The number of Wikipedia citations is also too small to be used in research evaluation. Less than 3% of LIS articles published between 2001 and 2010 had been cited in Wikipedia by 2016. This figure results from a detailed search of individual articles including manual checks but, given the lack of standardization and incompleteness of many references, any automatic attempt to retrieve Wikipedia citations would probably lead to a lower figure. Given the scarce amount of information provided in some references, it is also possible that we have missed some citations. Although our study focuses on a small discipline such as LIS, the results are consistent with those obtained by Lin and Fenner (2014) who found that just 4% of PLOS articles had been cited in Wikipedia, and Kousha and Thelwall (2017) who reported that only 5% of the articles indexed by Scopus between 2005 and 2012 had been cited in the encyclopedia. The share of LIS articles cited by year of publication remained fairly stable throughout the decade analysed. This issue requires further study with a larger sample, since Wikipedia citations can be expected to behave differently from those in academic journals or other scholarly outputs. The fact that academic journals are addressed to a scholarly audience while Wikipedia is aimed at the general public may result in a lower level of obsolescence of citations in Wikipedia compared to those in academic articles which tend to cite cutting-edge research.
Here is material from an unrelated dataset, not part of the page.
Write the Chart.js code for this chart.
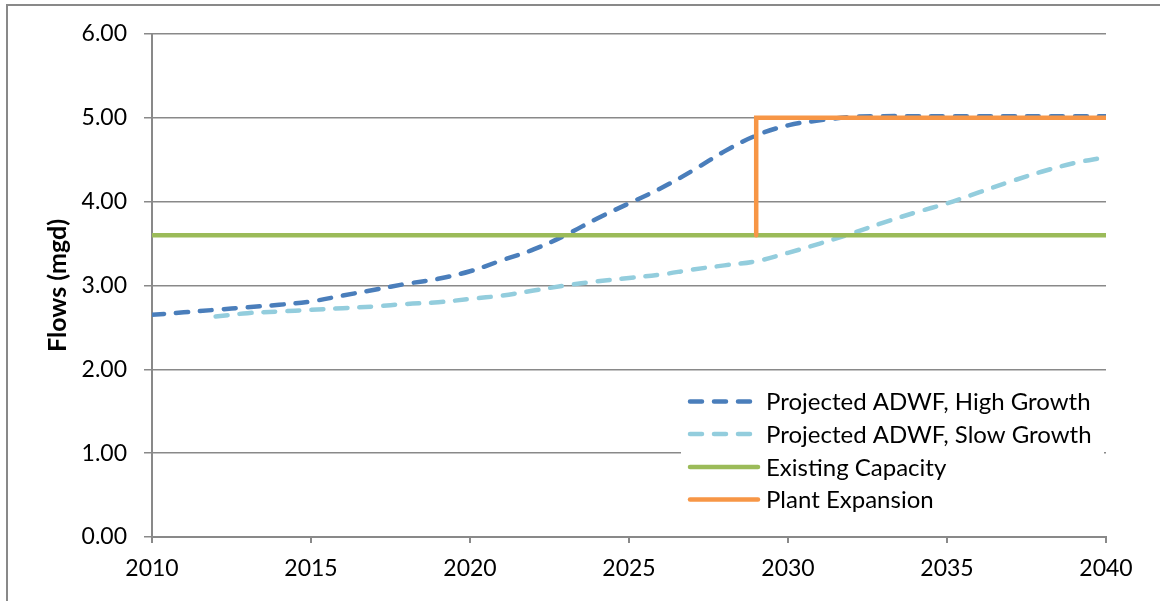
<!DOCTYPE html>
<html>
<head>
<meta charset="utf-8">
<title>Projected ADWF and Plant Capacity</title>
<script src="https://cdn.jsdelivr.net/npm/chart.js@4.4.1/dist/chart.umd.min.js"></script>
<style>
  html, body { margin: 0; padding: 0; background: #ffffff; }
  #wrap { width: 1160px; height: 601px; position: relative; overflow: hidden; }
  canvas { display: block; }
</style>
</head>
<body>
<div id="wrap"><canvas id="flows" width="1160" height="601"></canvas></div>
<script>
// ---- data ----
const years = [2010, 2011, 2012, 2013, 2014, 2015, 2016, 2017, 2018, 2019, 2020,
               2021, 2022, 2023, 2024, 2025, 2026, 2027, 2028, 2029, 2030,
               2031, 2032, 2033, 2034, 2035, 2036, 2037, 2038, 2039, 2040];
const highGrowth = [2.65, 2.68, 2.71, 2.74, 2.77, 2.81, 2.88, 2.95, 3.02, 3.08, 3.17,
                    3.30, 3.43, 3.60, 3.80, 3.98, 4.16, 4.37, 4.60, 4.79, 4.91,
                    4.97, 5.01, 5.02, 5.02, 5.02, 5.02, 5.02, 5.02, 5.02, 5.02];
const slowYears = [2012, 2013, 2014, 2015, 2016, 2017, 2018, 2019, 2020,
                   2021, 2022, 2023, 2024, 2025, 2026, 2027, 2028, 2029, 2030,
                   2031, 2032, 2033, 2034, 2035, 2036, 2037, 2038, 2039, 2040];
const slowGrowth = [2.63, 2.67, 2.69, 2.71, 2.73, 2.75, 2.78, 2.80, 2.84,
                    2.88, 2.94, 3.00, 3.05, 3.09, 3.13, 3.19, 3.24, 3.29, 3.39,
                    3.50, 3.62, 3.75, 3.87, 3.98, 4.11, 4.24, 4.36, 4.46, 4.53];
const capacityYears = [2010, 2040];
const capacity = [3.6, 3.6];
const expansionYears = [2029, 2029, 2040];
const expansion = [3.6, 5.0, 5.0];

const seriesNames = ['Projected ADWF, High Growth', 'Projected ADWF, Slow Growth',
                     'Existing Capacity', 'Plant Expansion'];
const xTickLabels = [2010, 2015, 2020, 2025, 2030, 2035, 2040];
const yTickLabels = [0, 1, 2, 3, 4, 5, 6];
const yAxisTitle = 'Flows (mgd)';

// ---- helpers ----
const toPoints = (xs, ys) => xs.map((x, i) => ({ x: x, y: ys[i] }));
const GRID = '#898989';
const FONT = 'Lato, "Open Sans", sans-serif';

// outer frame around the chart
const frame = {
  id: 'frame',
  beforeDraw(chart) {
    const ctx = chart.ctx;
    ctx.save();
    ctx.fillStyle = '#ffffff';
    ctx.fillRect(0, 0, chart.width, chart.height);
    ctx.strokeStyle = GRID;
    ctx.lineWidth = 2;
    ctx.strokeRect(7, 5, chart.width + 20, chart.height + 20);
    ctx.restore();
  }
};

// legend drawn inside the plot, lower right
const insideLegend = {
  id: 'insideLegend',
  afterDraw(chart) {
    const ctx = chart.ctx;
    const rows = [401.5, 434, 467, 499.5];
    const x0 = 690, x1 = 758, tx = 766;
    ctx.save();
    ctx.fillStyle = '#ffffff';
    ctx.fillRect(681, 384, 423, 130);
    chart.data.datasets.forEach((ds, i) => {
      const y = rows[i];
      ctx.beginPath();
      ctx.strokeStyle = ds.borderColor;
      ctx.lineWidth = ds.borderWidth;
      ctx.lineCap = 'round';
      ctx.setLineDash(ds.borderDash || []);
      ctx.moveTo(x0, y);
      ctx.lineTo(ds.borderDash ? 751 : x1, y);
      ctx.stroke();
      ctx.setLineDash([]);
      ctx.fillStyle = '#000000';
      ctx.font = '24px ' + FONT;
      ctx.textBaseline = 'middle';
      ctx.textAlign = 'left';
      ctx.fillText(ds.label, tx, y + 1);
    });
    ctx.restore();
  }
};

const dashed = { borderWidth: 4.5, borderDash: [12, 12], borderCapStyle: 'round',
                 tension: 0.4, pointRadius: 0, fill: false };
const solid = { borderWidth: 4.5, borderCapStyle: 'round', tension: 0,
                pointRadius: 0, fill: false };

new Chart(document.getElementById('flows'), {
  type: 'line',
  data: {
    datasets: [
      Object.assign({ label: seriesNames[0], data: toPoints(years, highGrowth),
                      borderColor: '#4a7ebb', order: 4 }, dashed),
      Object.assign({ label: seriesNames[1], data: toPoints(slowYears, slowGrowth),
                      borderColor: '#93cddd', order: 3 }, dashed),
      Object.assign({ label: seriesNames[2], data: toPoints(capacityYears, capacity),
                      borderColor: '#9bbb59', order: 2 }, solid),
      Object.assign({ label: seriesNames[3], data: toPoints(expansionYears, expansion),
                      borderColor: '#f79646', order: 1, borderJoinStyle: 'miter' }, solid)
    ]
  },
  options: {
    responsive: false,
    animation: false,
    devicePixelRatio: 1,
    layout: { padding: { left: 24, right: 54, top: 34, bottom: 0 } },
    plugins: {
      legend: { display: false },
      tooltip: { enabled: false }
    },
    scales: {
      x: {
        type: 'linear',
        min: xTickLabels[0],
        max: xTickLabels[xTickLabels.length - 1],
        afterBuildTicks: s => { s.ticks = xTickLabels.map(v => ({ value: v })); },
        afterFit: s => { s.height = 64; },
        border: { display: true, color: GRID, width: 2 },
        grid: { drawOnChartArea: false, drawTicks: true, tickLength: 6,
                color: GRID, lineWidth: 2 },
        ticks: { color: '#000000', padding: 12, maxRotation: 0,
                 font: { family: FONT, size: 23 },
                 callback: v => String(v) }
      },
      y: {
        min: yTickLabels[0],
        max: yTickLabels[yTickLabels.length - 1],
        afterBuildTicks: s => { s.ticks = yTickLabels.map(v => ({ value: v })); },
        afterFit: s => { s.width = 152 - 24; },
        border: { display: true, color: GRID, width: 2 },
        grid: { color: GRID, lineWidth: 1.5, tickLength: 8, drawTicks: true },
        ticks: { color: '#000000', padding: 17,
                 font: { family: FONT, size: 23 },
                 callback: v => Number(v).toFixed(2) },
        title: { display: true, text: yAxisTitle, color: '#000000',
                 padding: { top: 19, bottom: 0 },
                 font: { family: FONT, size: 25, weight: 'bold' } }
      }
    }
  },
  plugins: [frame, insideLegend]
});
</script>
</body>
</html>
In addition to the low percentage of scholarly literature articles cited in Wikipedia, attention must also be paid to the representativeness of these citations. As stated by Thelwall (2016), the use of Wikipedia citations as a proxy for public interest in research articles is limited, due to the intermediate role of Wikipedia contributors, with references reflecting the interest of a small number of researchers and amateurs who are enthusiastic Wikipedia editors, rather than those of the general public. Although our study does not deal with this issue, our results reveal some aspects that should also be considered when Wikipedia citation data is interpreted. This is the case of the relatively large amount of Wikipedia citations retrieved in the biographies of articles’ authors. Wikipedia biographies of relevant scholars often list their publications, which increases the number of citations received by well-known scholars in the field. This results in a phenomenon of accumulated advantage similar to the Matthew effect. Our results show that this phenomenon is more evident for older literature, which suggests that biographical Wikipedia entries are created for more senior scientists.

The relationship between OA availability and Wikipedia citations is also of interest, since we can intuitively assume that easy accessibility makes articles more likely to be referenced (Teplitskiy et al. 2017). Our results show that 31.2% of the Wikipedia citations of LIS literature linked to an OA source, with this percentage increasing for more recent literature. However, this is probably an underestimate of OA availability due to the incompleteness of Wikipedia citations, and the fact that links to OA sources are frequently missing.